The Buddhist might answer, "because the path and the destination are the same."  Or, to be more plain, because it is their nature.  God... the universe... the chicken... they share... no... they constitute the same dynamic whole.  They do not exist; they become.  God is one:  but he is also the Son, separate; the Spirit, longing and striving for unity; and the Father, bringing all into unity.  Just as the seeker, the path and the destination are all one.

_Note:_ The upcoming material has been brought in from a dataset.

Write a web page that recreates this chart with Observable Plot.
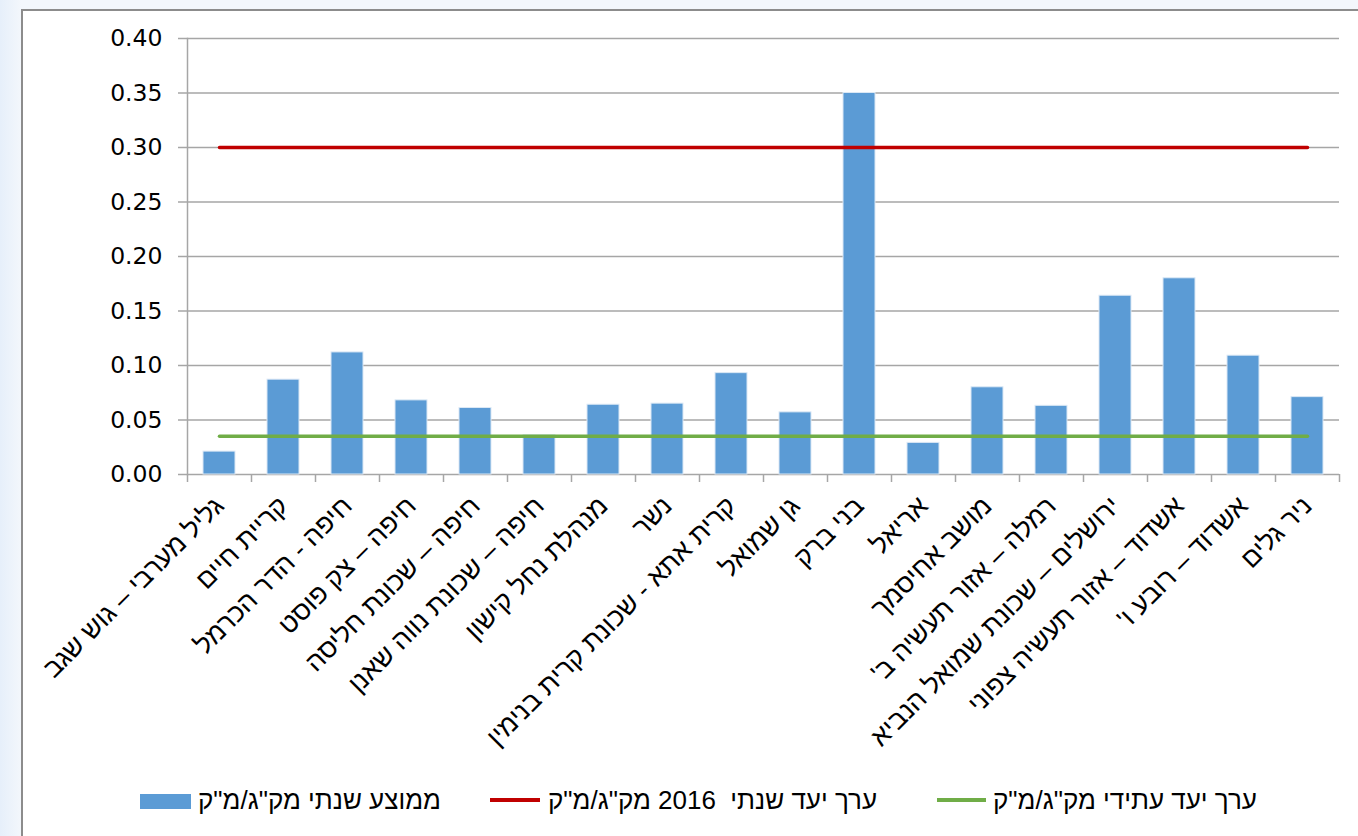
<!DOCTYPE html>
<html>
<head>
<meta charset="utf-8">
<script src="https://cdn.jsdelivr.net/npm/d3@7"></script>
<script src="https://cdn.jsdelivr.net/npm/@observablehq/plot@0.6"></script>
<style>
  html, body { margin: 0; padding: 0; }
  body { width: 1358px; height: 836px; overflow: hidden; position: relative;
         background: linear-gradient(90deg, #e6effa 0px, #f3f7fc 21px, #f3f7fc 100%); }
  #frame { position: absolute; left: 21px; top: 9px; width: 1400px; height: 900px;
           background: #fff; border-left: 2px solid #8c8c8c; border-top: 2px solid #8c8c8c; }
  #chart { position: absolute; left: 0; top: 0; }
  .sw { position: absolute; }
  .lt { position: absolute; top: 785px; font-family: "Liberation Sans", Arial, sans-serif;
        font-size: 26px; line-height: 30px; color: #000; white-space: pre; direction: rtl; unicode-bidi: embed; }
</style>
</head>
<body>
<div id="frame"></div>
<div id="chart"></div>
<div class="sw" style="left:140px;top:794px;width:51px;height:15px;background:#5B9BD5;"></div>
<div class="lt" id="l1" style="left:198px;"></div>
<div class="sw" style="left:490px;top:798px;width:50px;height:4px;background:#C00000;"></div>
<div class="lt" id="l2" style="left:548px;"></div>
<div class="sw" style="left:937px;top:798px;width:49px;height:4px;background:#70AD47;"></div>
<div class="lt" id="l3" style="left:993px;"></div>
<script>
const categories = [
  "גליל מערבי – גוש שגב",
  "קריית חיים",
  "חיפה - הדר הכרמל",
  "חיפה – צק פוסט",
  "חיפה – שכונת חליסה",
  "חיפה – שכונת נווה שאנן",
  "מנהלת נחל קישון",
  "נשר",
  "קרית אתא - שכונת קרית בנימין",
  "גן שמואל",
  "בני ברק",
  "אריאל",
  "מושב אחיסמך",
  "רמלה – אזור תעשיה ב'",
  "ירושלים – שכונת שמואל הנביא",
  "אשדוד – אזור תעשיה צפוני",
  "אשדוד – רובע ו'",
  "ניר גלים"
];
const annualMean = [0.021, 0.087, 0.112, 0.068, 0.061, 0.036, 0.064, 0.065, 0.093, 0.057, 0.350, 0.029, 0.080, 0.063, 0.164, 0.180, 0.109, 0.071];
const target2016 = 0.30;
const futureTarget = 0.035;
const yTicks = [0, 0.05, 0.10, 0.15, 0.20, 0.25, 0.30, 0.35, 0.40];
const legendLabels = ["ממוצע שנתי מק\"ג/מ\"ק", "ערך יעד שנתי  2016 מק\"ג/מ\"ק", "ערך יעד עתידי מק\"ג/מ\"ק"];

const bars = categories.map((c, i) => ({site: c, value: annualMean[i]}));
const redLine = categories.map(c => ({site: c, value: target2016}));
const greenLine = categories.map(c => ({site: c, value: futureTarget}));

const grey = "#a6a6a6";
const RLM = "\u200F";
const chart = Plot.plot({
  width: 1358,
  height: 770,
  marginLeft: 187,
  marginRight: 19,
  marginTop: 38,
  marginBottom: 296,
  style: {background: "transparent", color: "#000", fontFamily: "DejaVu Sans, sans-serif", fontSize: "22px"},
  x: {domain: categories, paddingInner: 0.5, paddingOuter: 0.25, label: null},
  y: {domain: [0, 0.4], label: null},
  marks: [
    Plot.gridY(yTicks, {stroke: grey, strokeOpacity: 1, strokeWidth: 1.5}),
    Plot.frame({anchor: "left", stroke: grey, strokeWidth: 1.5}),
    Plot.axisY({ticks: yTicks, tickSize: 9, tickPadding: 16, tickFormat: d3.format(".2f"),
                stroke: grey, strokeWidth: 1.5, fontSize: 23.5, fontFamily: "DejaVu Sans, sans-serif", label: null}),
    Plot.axisX({tickSize: 8, tickFormat: () => "", dx: -32, stroke: grey, strokeWidth: 1.5, label: null}),
    Plot.axisX({ticks: [categories[categories.length - 1]], tickSize: 8, tickFormat: () => "", dx: 32, stroke: grey, strokeWidth: 1.5, label: null}),
    Plot.axisX({tickSize: 0, tickRotate: -45, tickPadding: 27, fontSize: 26.5,
                tickFormat: d => d + RLM,
                fontFamily: "Liberation Sans, Arial, sans-serif", label: null}),
    Plot.barY(bars, {x: "site", y: "value", fill: "#5B9BD5", stroke: "#dbe8f5", strokeWidth: 1}),
    Plot.lineY(redLine, {x: "site", y: "value", stroke: "#C00000", strokeWidth: 3.5}),
    Plot.lineY(greenLine, {x: "site", y: "value", stroke: "#70AD47", strokeWidth: 3.5})
  ]
});
document.getElementById("chart").appendChild(chart);
document.getElementById("l1").textContent = legendLabels[0];
document.getElementById("l2").textContent = legendLabels[1];
document.getElementById("l3").textContent = legendLabels[2];
</script>
</body>
</html>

But does any of this really matter, except in the abstract?  What does it mean to us in our daily lives, however illusory they might be?  First, it means that our daily lives are not illusory or meaningless after all.  In our daily struggles, we embody God's own, dynamic nature.  We constitute the God that seeks to know and to become himself -- which in no way diminishes God or us.  Second, it means that we must seek the heaven within and around us -- because we cannot fathom anything else.  And, third, we must embrace Love as the true path to heaven -- because we cannot reason our way there.  As John wrote (1 John 4:16), “God is love, and he who abides in love abides in God, and God abides in him.”